_Supplied data:_
++++++++++++++++++++

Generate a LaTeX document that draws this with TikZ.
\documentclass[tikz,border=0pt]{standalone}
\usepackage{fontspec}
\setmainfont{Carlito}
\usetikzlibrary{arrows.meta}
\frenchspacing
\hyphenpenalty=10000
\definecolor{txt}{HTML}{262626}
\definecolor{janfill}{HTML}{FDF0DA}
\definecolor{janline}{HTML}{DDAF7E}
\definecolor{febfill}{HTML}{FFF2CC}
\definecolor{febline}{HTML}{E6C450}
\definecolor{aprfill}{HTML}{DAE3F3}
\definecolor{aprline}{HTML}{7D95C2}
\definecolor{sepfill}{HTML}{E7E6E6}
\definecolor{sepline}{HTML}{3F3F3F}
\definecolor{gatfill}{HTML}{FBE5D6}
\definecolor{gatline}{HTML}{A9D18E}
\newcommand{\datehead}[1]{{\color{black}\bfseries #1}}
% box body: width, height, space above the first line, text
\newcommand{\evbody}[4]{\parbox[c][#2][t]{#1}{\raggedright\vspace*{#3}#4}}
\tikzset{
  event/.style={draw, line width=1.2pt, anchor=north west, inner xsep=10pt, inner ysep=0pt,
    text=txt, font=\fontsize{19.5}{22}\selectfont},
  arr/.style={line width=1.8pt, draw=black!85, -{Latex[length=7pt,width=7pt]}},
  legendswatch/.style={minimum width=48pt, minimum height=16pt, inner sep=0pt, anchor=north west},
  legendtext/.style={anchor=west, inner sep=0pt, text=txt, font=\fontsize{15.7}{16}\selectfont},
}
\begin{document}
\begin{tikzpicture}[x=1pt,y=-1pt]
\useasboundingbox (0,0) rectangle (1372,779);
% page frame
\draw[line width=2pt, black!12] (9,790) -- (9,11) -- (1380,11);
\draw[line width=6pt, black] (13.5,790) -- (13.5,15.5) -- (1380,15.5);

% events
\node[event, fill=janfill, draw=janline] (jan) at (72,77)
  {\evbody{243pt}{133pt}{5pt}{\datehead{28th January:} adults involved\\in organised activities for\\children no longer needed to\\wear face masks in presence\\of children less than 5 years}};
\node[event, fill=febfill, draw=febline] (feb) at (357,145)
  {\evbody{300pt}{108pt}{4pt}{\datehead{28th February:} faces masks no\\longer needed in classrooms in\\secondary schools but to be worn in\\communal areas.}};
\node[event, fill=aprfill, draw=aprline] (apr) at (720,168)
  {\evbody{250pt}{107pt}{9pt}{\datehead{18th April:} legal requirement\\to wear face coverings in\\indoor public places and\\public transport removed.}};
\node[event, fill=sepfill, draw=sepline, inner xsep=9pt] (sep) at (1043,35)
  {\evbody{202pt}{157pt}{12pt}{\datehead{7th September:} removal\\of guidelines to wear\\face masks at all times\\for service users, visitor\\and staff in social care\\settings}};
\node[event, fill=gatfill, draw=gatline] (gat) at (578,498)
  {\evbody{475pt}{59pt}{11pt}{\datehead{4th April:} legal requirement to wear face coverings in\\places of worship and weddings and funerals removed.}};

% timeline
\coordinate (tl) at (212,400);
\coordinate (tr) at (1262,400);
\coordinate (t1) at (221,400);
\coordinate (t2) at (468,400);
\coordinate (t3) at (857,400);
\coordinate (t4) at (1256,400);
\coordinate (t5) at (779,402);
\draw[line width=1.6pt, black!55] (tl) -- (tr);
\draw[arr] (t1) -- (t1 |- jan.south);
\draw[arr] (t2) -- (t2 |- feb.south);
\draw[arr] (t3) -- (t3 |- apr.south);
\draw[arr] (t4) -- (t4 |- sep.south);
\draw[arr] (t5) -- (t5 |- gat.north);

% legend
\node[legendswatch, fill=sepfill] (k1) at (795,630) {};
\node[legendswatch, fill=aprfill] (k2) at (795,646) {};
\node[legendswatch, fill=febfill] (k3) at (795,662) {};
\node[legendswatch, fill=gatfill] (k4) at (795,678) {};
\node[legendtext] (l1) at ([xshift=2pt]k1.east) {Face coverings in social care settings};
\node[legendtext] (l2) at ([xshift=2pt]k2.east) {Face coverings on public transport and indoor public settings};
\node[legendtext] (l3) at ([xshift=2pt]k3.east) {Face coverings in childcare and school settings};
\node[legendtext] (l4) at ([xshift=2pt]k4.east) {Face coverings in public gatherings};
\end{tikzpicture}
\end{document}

++++++++++++++++++++

_Exercise instructions:_
All of the data must be returned exactly.

_Finished exercise:_
Generate a LaTeX document that draws this with TikZ.
\documentclass[tikz,border=0pt]{standalone}
\usepackage{fontspec}
\setmainfont{Carlito}
\usetikzlibrary{arrows.meta}
\frenchspacing
\hyphenpenalty=10000
\definecolor{txt}{HTML}{262626}
\definecolor{janfill}{HTML}{FDF0DA}
\definecolor{janline}{HTML}{DDAF7E}
\definecolor{febfill}{HTML}{FFF2CC}
\definecolor{febline}{HTML}{E6C450}
\definecolor{aprfill}{HTML}{DAE3F3}
\definecolor{aprline}{HTML}{7D95C2}
\definecolor{sepfill}{HTML}{E7E6E6}
\definecolor{sepline}{HTML}{3F3F3F}
\definecolor{gatfill}{HTML}{FBE5D6}
\definecolor{gatline}{HTML}{A9D18E}
\newcommand{\datehead}[1]{{\color{black}\bfseries #1}}
% box body: width, height, space above the first line, text
\newcommand{\evbody}[4]{\parbox[c][#2][t]{#1}{\raggedright\vspace*{#3}#4}}
\tikzset{
  event/.style={draw, line width=1.2pt, anchor=north west, inner xsep=10pt, inner ysep=0pt,
    text=txt, font=\fontsize{19.5}{22}\selectfont},
  arr/.style={line width=1.8pt, draw=black!85, -{Latex[length=7pt,width=7pt]}},
  legendswatch/.style={minimum width=48pt, minimum height=16pt, inner sep=0pt, anchor=north west},
  legendtext/.style={anchor=west, inner sep=0pt, text=txt, font=\fontsize{15.7}{16}\selectfont},
}
\begin{document}
\begin{tikzpicture}[x=1pt,y=-1pt]
\useasboundingbox (0,0) rectangle (1372,779);
% page frame
\draw[line width=2pt, black!12] (9,790) -- (9,11) -- (1380,11);
\draw[line width=6pt, black] (13.5,790) -- (13.5,15.5) -- (1380,15.5);

% events
\node[event, fill=janfill, draw=janline] (jan) at (72,77)
  {\evbody{243pt}{133pt}{5pt}{\datehead{28th January:} adults involved\\in organised activities for\\children no longer needed to\\wear face masks in presence\\of children less than 5 years}};
\node[event, fill=febfill, draw=febline] (feb) at (357,145)
  {\evbody{300pt}{108pt}{4pt}{\datehead{28th February:} faces masks no\\longer needed in classrooms in\\secondary schools but to be worn in\\communal areas.}};
\node[event, fill=aprfill, draw=aprline] (apr) at (720,168)
  {\evbody{250pt}{107pt}{9pt}{\datehead{18th April:} legal requirement\\to wear face coverings in\\indoor public places and\\public transport removed.}};
\node[event, fill=sepfill, draw=sepline, inner xsep=9pt] (sep) at (1043,35)
  {\evbody{202pt}{157pt}{12pt}{\datehead{7th September:} removal\\of guidelines to wear\\face masks at all times\\for service users, visitor\\and staff in social care\\settings}};
\node[event, fill=gatfill, draw=gatline] (gat) at (578,498)
  {\evbody{475pt}{59pt}{11pt}{\datehead{4th April:} legal requirement to wear face coverings in\\places of worship and weddings and funerals removed.}};

% timeline
\coordinate (tl) at (212,400);
\coordinate (tr) at (1262,400);
\coordinate (t1) at (221,400);
\coordinate (t2) at (468,400);
\coordinate (t3) at (857,400);
\coordinate (t4) at (1256,400);
\coordinate (t5) at (779,402);
\draw[line width=1.6pt, black!55] (tl) -- (tr);
\draw[arr] (t1) -- (t1 |- jan.south);
\draw[arr] (t2) -- (t2 |- feb.south);
\draw[arr] (t3) -- (t3 |- apr.south);
\draw[arr] (t4) -- (t4 |- sep.south);
\draw[arr] (t5) -- (t5 |- gat.north);

% legend
\node[legendswatch, fill=sepfill] (k1) at (795,630) {};
\node[legendswatch, fill=aprfill] (k2) at (795,646) {};
\node[legendswatch, fill=febfill] (k3) at (795,662) {};
\node[legendswatch, fill=gatfill] (k4) at (795,678) {};
\node[legendtext] (l1) at ([xshift=2pt]k1.east) {Face coverings in social care settings};
\node[legendtext] (l2) at ([xshift=2pt]k2.east) {Face coverings on public transport and indoor public settings};
\node[legendtext] (l3) at ([xshift=2pt]k3.east) {Face coverings in childcare and school settings};
\node[legendtext] (l4) at ([xshift=2pt]k4.east) {Face coverings in public gatherings};
\end{tikzpicture}
\end{document}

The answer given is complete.